Currently in construction in the Emirate, for example, are the world’s longest indoor ski slope, and the Ain Dubai, the soon-to-be largest Ferris wheel anywhere. Not to mention they’re building a mountain (you heard that right) from all the construction rubble, which they also hope, will serve to increase rainfall in the region.
On my way to the mall, just after we passed said mountain, my taxi driver gestured towards the impressive skyline to our left and said that none of those skyscrapers had existed three years ago. The entire place is in a permanent state of construction boom, and there are no signs of slowdown. In 2017 alone, almost 11 billion dirham (US$2.99 billion) worth of construction contracts were awarded to the city, with around 120,000 apartments expected to come to market by 2020. Among these is the observation tower at Dubai Creek Harbour, which will overtake the Burj Khalifa’s as the world’s tallest structure at over 3,045 feet (just shy of a kilometre high). It is expected to come in at a cost of around $1billion
The vibe you get in Dubai is a general desire to rush toward the future in any way they can. The Roads and Transport Authority (RTA) of Dubai (RTA) has set a target of having a quarter of all the journeys in its system be driverless by 2030, as part of its broader Smart City strategy.

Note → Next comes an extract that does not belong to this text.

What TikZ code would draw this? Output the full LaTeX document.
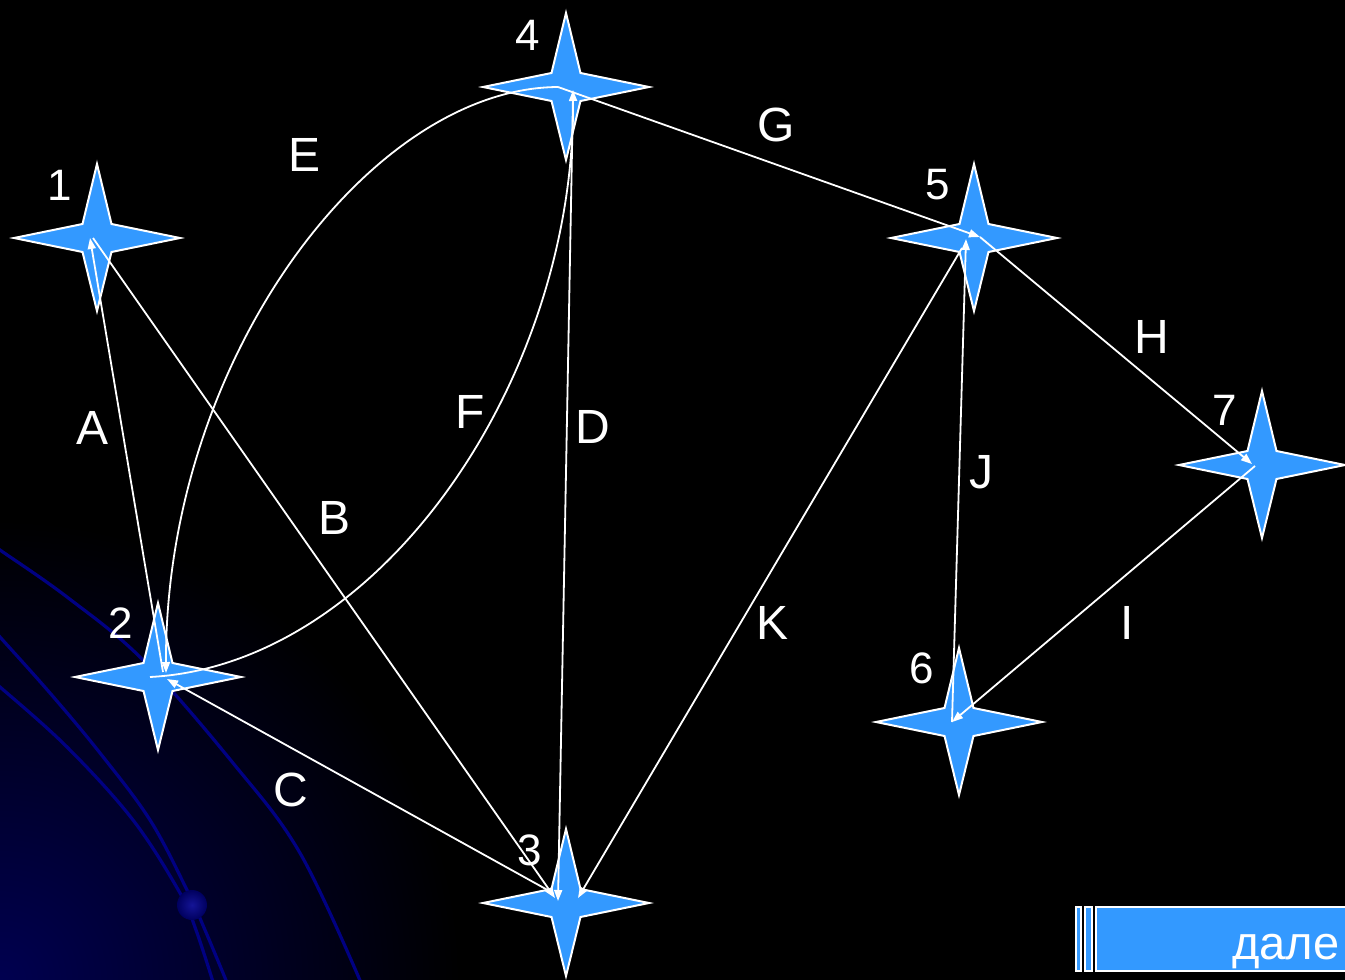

Virgin just unveiled its Hyperloop pod prototype which proposes to carry passengers at speeds of up to 760mph between Abu Dhabi and Dubai in just 12 minutes (a journey that currently takes about 90 minutes by car). The Hyperloop is a system that uses an electromagnetic propulsion system to accelerate levitating pods through a vacuum tube. Each pod is designed to accommodate up to ten passengers and the service would be able to carry 10,000 passengers per hour in both directions and is set to open in around two years, at about the time the city will be hosting EXPO 2020, which is expected to attract around 25 million visitors to the city.
“Dubai makes perfect sense for Hyperloop because this is the 21st century’s global transport hub and its leaders understand that,” says His Excellency Mattar Al Tayer, director general of the RTA. This is an opportunity to help transform the UAE from a technology consumer to a technology creator, incubating expertise for a new global industry, in line with the UAE’s Vision 2021.”
Looking around at what they managed to build in the real world, it’s hard not to take them seriously. If they turn out to be as good at building in virtual worlds as they have in the physical one, we could soon be seeing the sort of Oasis envisaged in Ready Player One emerging from this surreal desert city. Pretty appropriate, really.